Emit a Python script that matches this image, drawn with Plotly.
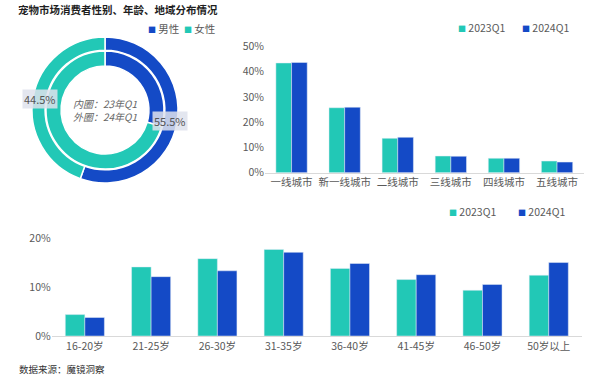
import math
import plotly.graph_objects as go

# ---------------- data ----------------
gender_labels = ["男性", "女性"]
gender_23q1 = [29.5, 70.5]   # inner ring
gender_24q1 = [55.5, 44.5]   # outer ring

city_cats = ["一线城市", "新一线城市", "二线城市", "三线城市", "四线城市", "五线城市"]
city_2023 = [43.4, 25.7, 13.6, 6.6, 5.7, 4.6]
city_2024 = [43.6, 25.9, 14.0, 6.5, 5.7, 4.2]

age_cats = ["16-20岁", "21-25岁", "26-30岁", "31-35岁", "36-40岁", "41-45岁", "46-50岁", "50岁以上"]
age_2023 = [4.4, 14.2, 15.9, 17.8, 13.9, 11.6, 9.4, 12.5]
age_2024 = [3.8, 12.2, 13.4, 17.2, 14.9, 12.6, 10.6, 15.1]

series_names = ["2023Q1", "2024Q1"]
center_lines = ["内圈：23年Q1", "外圈：24年Q1"]

# ---------------- style ----------------
W, H = 600, 380
TEAL = "#22C8B6"
BLUE = "#144AC6"
FONT = "Noto Sans CJK SC"
GRAY = "#595959"


def px(x):
    return x / W


def py(y):
    return 1 - y / H


cx, cy = 105, 110
R_OUT, R_IN = 73, 59

fig = go.Figure()

# outer ring (24Q1)
fig.add_trace(go.Pie(
    labels=gender_labels, values=gender_24q1, sort=False, direction="clockwise",
    hole=0.82, textinfo="none", hoverinfo="label+percent",
    marker=dict(colors=[BLUE, TEAL], line=dict(color="white", width=1.5)),
    domain=dict(x=[px(cx - R_OUT), px(cx + R_OUT)], y=[py(cy + R_OUT), py(cy - R_OUT)]),
    showlegend=False,
))
# inner ring (23Q1)
fig.add_trace(go.Pie(
    labels=gender_labels, values=gender_23q1, sort=False, direction="clockwise",
    hole=0.745, textinfo="none", hoverinfo="label+percent",
    marker=dict(colors=[BLUE, TEAL], line=dict(color="white", width=1.5)),
    domain=dict(x=[px(cx - R_IN), px(cx + R_IN)], y=[py(cy + R_IN), py(cy - R_IN)]),
    showlegend=False,
))

# city bars
for name, vals, col in zip(series_names, [city_2023, city_2024], [TEAL, BLUE]):
    fig.add_trace(go.Bar(x=city_cats, y=vals, name=name, marker_color=col,
                         xaxis="x", yaxis="y", showlegend=False))
# age bars
for name, vals, col in zip(series_names, [age_2023, age_2024], [TEAL, BLUE]):
    fig.add_trace(go.Bar(x=age_cats, y=vals, name=name, marker_color=col,
                         xaxis="x2", yaxis="y2", showlegend=False))

annotations = []
# percentage labels on outer ring
cum = 0
r_lab = 66
for v in gender_24q1:
    mid = math.radians((cum + v / 2) / 100 * 360)
    sx = cx + r_lab * math.sin(mid)
    sy = cy - r_lab * math.cos(mid)
    annotations.append(dict(
        x=px(sx), y=py(sy), xref="paper", yref="paper", showarrow=False,
        xanchor="center", yanchor="middle",
        text=f"{v:.1f}%", font=dict(size=11, color="#555555", family=FONT),
        bgcolor="rgba(222,226,236,0.85)", borderpad=1,
    ))
    cum += v

for i, line in enumerate(center_lines):
    annotations.append(dict(
        x=px(cx), y=py(cy - 7 + 14 * i), xref="paper", yref="paper", showarrow=False,
        xanchor="center", yanchor="middle", borderpad=0,
        text=f"<i>{line}</i>",
        font=dict(size=10, color="#666666", family=FONT),
    ))

annotations.append(dict(
    x=px(16), y=py(10), xref="paper", yref="paper", showarrow=False,
    xanchor="left", yanchor="middle",
    text="<b>宠物市场消费者性别、年龄、地域分布情况</b>",
    font=dict(size=10.5, color="#1F1F1F", family=FONT),
))
annotations.append(dict(
    x=px(17), y=py(369), xref="paper", yref="paper", showarrow=False,
    xanchor="left", yanchor="middle",
    text="数据来源：魔镜洞察",
    font=dict(size=9.5, color="#333333", family=FONT),
))


def legend_item(x, y, color, label):
    return dict(
        x=px(x), y=py(y), xref="paper", yref="paper", showarrow=False,
        xanchor="left", yanchor="middle",
        text=f"<span style='color:{color};font-size:8px'>■</span> {label}",
        font=dict(size=10.5, color=GRAY, family=FONT),
    )


# donut legend
annotations.append(legend_item(146, 28, BLUE, gender_labels[0]))
annotations.append(legend_item(182, 28, TEAL, gender_labels[1]))
# city legend
annotations.append(legend_item(456, 27, TEAL, series_names[0]))
annotations.append(legend_item(520, 27, BLUE, series_names[1]))
# age legend
annotations.append(legend_item(447, 212, TEAL, series_names[0]))
annotations.append(legend_item(516, 212, BLUE, series_names[1]))

axis_common = dict(showgrid=False, zeroline=False, ticks="",
                   tickfont=dict(size=10.5, color=GRAY, family=FONT))

fig.update_layout(
    width=W, height=H, margin=dict(l=0, r=0, t=0, b=0, autoexpand=False),
    paper_bgcolor="white", plot_bgcolor="white",
    font=dict(family=FONT, color=GRAY),
    showlegend=False,
    barmode="group", bargap=0.41, bargroupgap=0,
    xaxis=dict(domain=[px(265), px(583.6)], anchor="y", showline=True,
               linecolor="#D9D9D9", linewidth=1, **axis_common),
    yaxis=dict(domain=[py(172.7), py(46.3)], anchor="x", range=[0, 50], dtick=10,
               ticksuffix="%", showline=False, **axis_common),
    xaxis2=dict(domain=[px(51.7), px(581.9)], anchor="y2", showline=True,
                linecolor="#D9D9D9", linewidth=1, **axis_common),
    yaxis2=dict(domain=[py(336), py(238.7)], anchor="x2", range=[0, 20], dtick=10,
                ticksuffix="%", showline=False, **axis_common),
    annotations=annotations,
)

fig.write_html(
    "out.html",
    config={"displayModeBar": False},
    post_script="document.body.style.margin='0';document.body.style.overflow='hidden';",
)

++++

▶ [Instruction] Give again, word for word, every line from the top of the data through the line with "gender_24q1 = [55.5, 44.5]", both ends included, and exclude the pictures.

▶ [Written solution]
Emit a Python script that matches this image, drawn with Plotly.
import math
import plotly.graph_objects as go

# ---------------- data ----------------
gender_labels = ["男性", "女性"]
gender_23q1 = [29.5, 70.5]   # inner ring
gender_24q1 = [55.5, 44.5]   # outer ring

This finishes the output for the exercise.